▶ Records with drawing code:
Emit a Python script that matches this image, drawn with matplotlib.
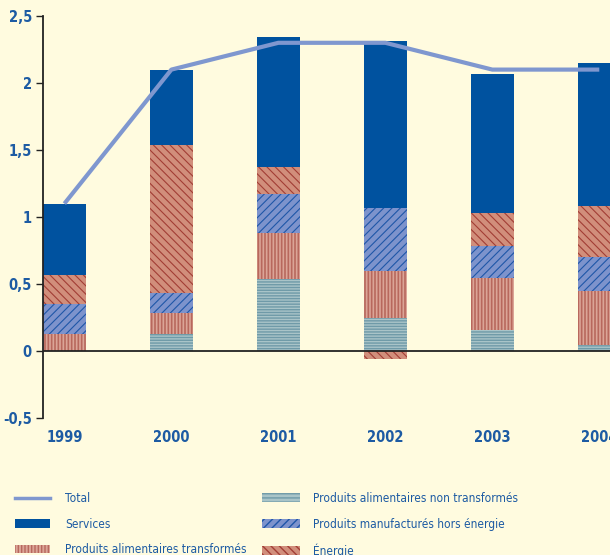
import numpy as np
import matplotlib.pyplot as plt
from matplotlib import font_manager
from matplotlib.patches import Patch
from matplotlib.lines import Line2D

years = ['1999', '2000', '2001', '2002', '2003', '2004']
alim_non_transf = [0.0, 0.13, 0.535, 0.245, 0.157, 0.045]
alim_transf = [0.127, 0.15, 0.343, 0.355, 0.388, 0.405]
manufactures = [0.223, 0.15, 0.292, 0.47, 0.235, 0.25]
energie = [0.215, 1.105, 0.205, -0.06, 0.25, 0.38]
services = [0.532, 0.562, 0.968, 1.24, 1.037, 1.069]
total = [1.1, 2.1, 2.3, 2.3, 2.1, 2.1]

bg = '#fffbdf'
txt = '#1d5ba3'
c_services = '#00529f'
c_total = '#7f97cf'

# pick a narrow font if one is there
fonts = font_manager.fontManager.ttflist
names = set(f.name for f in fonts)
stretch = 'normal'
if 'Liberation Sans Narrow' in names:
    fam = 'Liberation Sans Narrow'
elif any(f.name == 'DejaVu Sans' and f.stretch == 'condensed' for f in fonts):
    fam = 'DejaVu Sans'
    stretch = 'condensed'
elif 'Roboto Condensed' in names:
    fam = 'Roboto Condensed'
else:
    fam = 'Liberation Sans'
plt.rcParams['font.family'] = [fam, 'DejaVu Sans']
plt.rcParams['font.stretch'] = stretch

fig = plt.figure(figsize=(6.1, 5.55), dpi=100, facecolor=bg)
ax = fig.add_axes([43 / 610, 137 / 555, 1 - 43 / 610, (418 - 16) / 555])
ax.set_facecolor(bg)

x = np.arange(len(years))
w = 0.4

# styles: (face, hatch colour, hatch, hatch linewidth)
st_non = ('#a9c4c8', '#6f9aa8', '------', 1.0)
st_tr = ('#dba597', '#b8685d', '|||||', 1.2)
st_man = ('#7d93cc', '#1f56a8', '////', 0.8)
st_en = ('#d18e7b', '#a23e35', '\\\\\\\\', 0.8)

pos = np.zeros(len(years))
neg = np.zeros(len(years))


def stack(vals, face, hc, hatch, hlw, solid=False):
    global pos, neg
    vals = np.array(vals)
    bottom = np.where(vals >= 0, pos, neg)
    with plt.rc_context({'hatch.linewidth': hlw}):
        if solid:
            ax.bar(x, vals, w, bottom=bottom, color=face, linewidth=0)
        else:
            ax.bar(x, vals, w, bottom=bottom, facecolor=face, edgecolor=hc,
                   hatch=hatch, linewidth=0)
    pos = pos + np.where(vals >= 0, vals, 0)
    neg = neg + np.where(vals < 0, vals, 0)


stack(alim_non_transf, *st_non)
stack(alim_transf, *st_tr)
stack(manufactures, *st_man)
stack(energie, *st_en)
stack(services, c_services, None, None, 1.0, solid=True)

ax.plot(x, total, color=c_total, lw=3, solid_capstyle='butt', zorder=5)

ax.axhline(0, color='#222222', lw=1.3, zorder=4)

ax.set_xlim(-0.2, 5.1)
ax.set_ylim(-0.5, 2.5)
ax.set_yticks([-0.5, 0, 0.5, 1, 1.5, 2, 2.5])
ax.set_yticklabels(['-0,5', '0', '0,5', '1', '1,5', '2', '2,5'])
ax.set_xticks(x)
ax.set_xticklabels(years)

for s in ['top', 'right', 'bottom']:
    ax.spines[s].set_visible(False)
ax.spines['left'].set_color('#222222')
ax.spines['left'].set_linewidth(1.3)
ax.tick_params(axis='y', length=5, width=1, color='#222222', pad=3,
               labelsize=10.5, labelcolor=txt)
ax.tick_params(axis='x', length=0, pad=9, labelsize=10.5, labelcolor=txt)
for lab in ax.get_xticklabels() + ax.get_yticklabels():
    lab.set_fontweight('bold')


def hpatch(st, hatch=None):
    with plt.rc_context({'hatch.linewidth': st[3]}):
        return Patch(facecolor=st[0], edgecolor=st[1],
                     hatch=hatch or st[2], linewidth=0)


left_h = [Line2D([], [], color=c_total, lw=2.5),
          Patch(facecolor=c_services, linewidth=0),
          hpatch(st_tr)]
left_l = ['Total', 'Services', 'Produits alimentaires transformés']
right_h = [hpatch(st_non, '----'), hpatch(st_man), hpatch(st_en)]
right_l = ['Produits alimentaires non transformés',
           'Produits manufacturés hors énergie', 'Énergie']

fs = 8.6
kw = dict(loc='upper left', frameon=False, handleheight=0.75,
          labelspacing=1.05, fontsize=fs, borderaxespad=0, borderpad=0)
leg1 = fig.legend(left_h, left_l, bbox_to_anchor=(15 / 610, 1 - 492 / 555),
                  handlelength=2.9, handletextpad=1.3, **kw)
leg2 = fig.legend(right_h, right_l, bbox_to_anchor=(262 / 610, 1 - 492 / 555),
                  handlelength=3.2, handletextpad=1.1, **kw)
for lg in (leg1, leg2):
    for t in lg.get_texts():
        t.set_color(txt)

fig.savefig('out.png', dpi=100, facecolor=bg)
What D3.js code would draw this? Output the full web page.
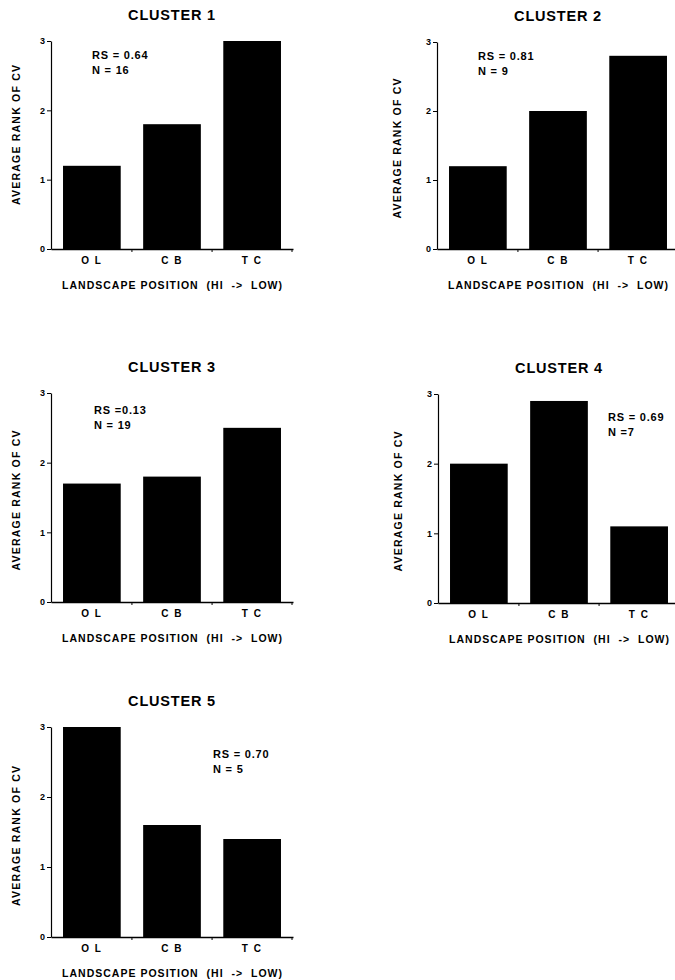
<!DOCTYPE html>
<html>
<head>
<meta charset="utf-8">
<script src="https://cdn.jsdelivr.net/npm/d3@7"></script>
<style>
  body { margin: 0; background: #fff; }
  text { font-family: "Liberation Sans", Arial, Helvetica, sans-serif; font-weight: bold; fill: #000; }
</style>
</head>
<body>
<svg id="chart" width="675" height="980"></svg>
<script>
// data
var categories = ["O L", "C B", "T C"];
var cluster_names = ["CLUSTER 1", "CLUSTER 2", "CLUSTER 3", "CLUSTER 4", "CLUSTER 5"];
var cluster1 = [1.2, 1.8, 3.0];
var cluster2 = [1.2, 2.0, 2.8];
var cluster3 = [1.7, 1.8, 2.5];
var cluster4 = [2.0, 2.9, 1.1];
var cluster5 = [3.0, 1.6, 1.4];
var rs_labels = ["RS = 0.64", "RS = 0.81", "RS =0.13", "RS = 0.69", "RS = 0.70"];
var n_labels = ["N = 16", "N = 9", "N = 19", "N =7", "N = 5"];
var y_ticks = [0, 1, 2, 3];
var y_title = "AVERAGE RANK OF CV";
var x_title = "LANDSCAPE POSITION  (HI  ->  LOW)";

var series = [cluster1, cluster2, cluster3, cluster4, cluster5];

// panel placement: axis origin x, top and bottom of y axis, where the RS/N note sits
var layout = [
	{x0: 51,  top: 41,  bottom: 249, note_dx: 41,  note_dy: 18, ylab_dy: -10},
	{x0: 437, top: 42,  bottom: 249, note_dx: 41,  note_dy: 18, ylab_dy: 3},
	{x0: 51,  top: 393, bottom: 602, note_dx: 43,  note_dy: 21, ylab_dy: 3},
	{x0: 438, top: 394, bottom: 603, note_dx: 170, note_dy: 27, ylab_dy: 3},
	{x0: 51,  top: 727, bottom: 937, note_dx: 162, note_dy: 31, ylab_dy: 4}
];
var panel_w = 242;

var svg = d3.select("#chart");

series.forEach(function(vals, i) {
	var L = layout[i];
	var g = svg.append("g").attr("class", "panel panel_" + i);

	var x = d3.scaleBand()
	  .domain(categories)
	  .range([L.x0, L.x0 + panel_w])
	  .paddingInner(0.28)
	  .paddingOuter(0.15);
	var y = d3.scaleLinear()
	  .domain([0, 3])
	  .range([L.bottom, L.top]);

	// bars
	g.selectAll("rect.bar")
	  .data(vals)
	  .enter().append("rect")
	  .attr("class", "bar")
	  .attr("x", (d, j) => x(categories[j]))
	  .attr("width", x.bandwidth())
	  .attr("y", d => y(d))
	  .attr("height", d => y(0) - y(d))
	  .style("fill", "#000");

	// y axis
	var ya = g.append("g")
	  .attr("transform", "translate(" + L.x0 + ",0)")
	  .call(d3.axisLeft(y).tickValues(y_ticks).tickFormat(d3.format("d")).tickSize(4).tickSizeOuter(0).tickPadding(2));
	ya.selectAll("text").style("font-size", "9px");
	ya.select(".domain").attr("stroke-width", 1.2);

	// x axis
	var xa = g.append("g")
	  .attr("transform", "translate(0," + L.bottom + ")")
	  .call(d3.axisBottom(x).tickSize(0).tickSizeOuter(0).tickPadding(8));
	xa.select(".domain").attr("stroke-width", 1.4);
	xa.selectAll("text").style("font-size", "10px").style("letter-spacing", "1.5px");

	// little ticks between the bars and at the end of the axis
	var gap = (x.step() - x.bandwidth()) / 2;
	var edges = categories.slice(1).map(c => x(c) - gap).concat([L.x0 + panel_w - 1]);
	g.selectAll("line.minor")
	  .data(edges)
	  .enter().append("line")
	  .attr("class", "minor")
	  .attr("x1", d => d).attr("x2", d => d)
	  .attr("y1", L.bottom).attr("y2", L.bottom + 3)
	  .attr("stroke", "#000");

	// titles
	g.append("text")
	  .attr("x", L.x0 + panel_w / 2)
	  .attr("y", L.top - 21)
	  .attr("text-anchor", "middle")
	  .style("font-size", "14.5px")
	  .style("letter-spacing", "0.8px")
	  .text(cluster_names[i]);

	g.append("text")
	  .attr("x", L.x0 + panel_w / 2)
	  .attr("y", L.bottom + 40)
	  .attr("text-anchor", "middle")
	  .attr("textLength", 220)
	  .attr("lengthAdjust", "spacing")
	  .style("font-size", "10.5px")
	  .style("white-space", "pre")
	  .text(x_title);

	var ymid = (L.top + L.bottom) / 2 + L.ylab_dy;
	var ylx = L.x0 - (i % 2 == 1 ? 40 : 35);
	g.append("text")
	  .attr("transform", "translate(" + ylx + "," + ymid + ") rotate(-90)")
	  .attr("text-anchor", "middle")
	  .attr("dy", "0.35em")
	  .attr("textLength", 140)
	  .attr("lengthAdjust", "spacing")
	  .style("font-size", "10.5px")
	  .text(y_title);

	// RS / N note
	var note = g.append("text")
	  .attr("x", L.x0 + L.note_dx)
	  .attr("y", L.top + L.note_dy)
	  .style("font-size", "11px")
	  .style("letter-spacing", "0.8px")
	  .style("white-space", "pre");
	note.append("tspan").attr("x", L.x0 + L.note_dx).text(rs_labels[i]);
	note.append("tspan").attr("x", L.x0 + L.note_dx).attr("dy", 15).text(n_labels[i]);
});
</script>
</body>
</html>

▶ Task statement:
Restate the data word for word from its first line through the line with "stack(services, c_services, None, None, 1.0, solid=True)", leaving out any picture along the way.

▶ Result of this exercise:
Emit a Python script that matches this image, drawn with matplotlib.
import numpy as np
import matplotlib.pyplot as plt
from matplotlib import font_manager
from matplotlib.patches import Patch
from matplotlib.lines import Line2D

years = ['1999', '2000', '2001', '2002', '2003', '2004']
alim_non_transf = [0.0, 0.13, 0.535, 0.245, 0.157, 0.045]
alim_transf = [0.127, 0.15, 0.343, 0.355, 0.388, 0.405]
manufactures = [0.223, 0.15, 0.292, 0.47, 0.235, 0.25]
energie = [0.215, 1.105, 0.205, -0.06, 0.25, 0.38]
services = [0.532, 0.562, 0.968, 1.24, 1.037, 1.069]
total = [1.1, 2.1, 2.3, 2.3, 2.1, 2.1]

bg = '#fffbdf'
txt = '#1d5ba3'
c_services = '#00529f'
c_total = '#7f97cf'

# pick a narrow font if one is there
fonts = font_manager.fontManager.ttflist
names = set(f.name for f in fonts)
stretch = 'normal'
if 'Liberation Sans Narrow' in names:
    fam = 'Liberation Sans Narrow'
elif any(f.name == 'DejaVu Sans' and f.stretch == 'condensed' for f in fonts):
    fam = 'DejaVu Sans'
    stretch = 'condensed'
elif 'Roboto Condensed' in names:
    fam = 'Roboto Condensed'
else:
    fam = 'Liberation Sans'
plt.rcParams['font.family'] = [fam, 'DejaVu Sans']
plt.rcParams['font.stretch'] = stretch

fig = plt.figure(figsize=(6.1, 5.55), dpi=100, facecolor=bg)
ax = fig.add_axes([43 / 610, 137 / 555, 1 - 43 / 610, (418 - 16) / 555])
ax.set_facecolor(bg)

x = np.arange(len(years))
w = 0.4

# styles: (face, hatch colour, hatch, hatch linewidth)
st_non = ('#a9c4c8', '#6f9aa8', '------', 1.0)
st_tr = ('#dba597', '#b8685d', '|||||', 1.2)
st_man = ('#7d93cc', '#1f56a8', '////', 0.8)
st_en = ('#d18e7b', '#a23e35', '\\\\\\\\', 0.8)

pos = np.zeros(len(years))
neg = np.zeros(len(years))


def stack(vals, face, hc, hatch, hlw, solid=False):
    global pos, neg
    vals = np.array(vals)
    bottom = np.where(vals >= 0, pos, neg)
    with plt.rc_context({'hatch.linewidth': hlw}):
        if solid:
            ax.bar(x, vals, w, bottom=bottom, color=face, linewidth=0)
        else:
            ax.bar(x, vals, w, bottom=bottom, facecolor=face, edgecolor=hc,
                   hatch=hatch, linewidth=0)
    pos = pos + np.where(vals >= 0, vals, 0)
    neg = neg + np.where(vals < 0, vals, 0)


stack(alim_non_transf, *st_non)
stack(alim_transf, *st_tr)
stack(manufactures, *st_man)
stack(energie, *st_en)
stack(services, c_services, None, None, 1.0, solid=True)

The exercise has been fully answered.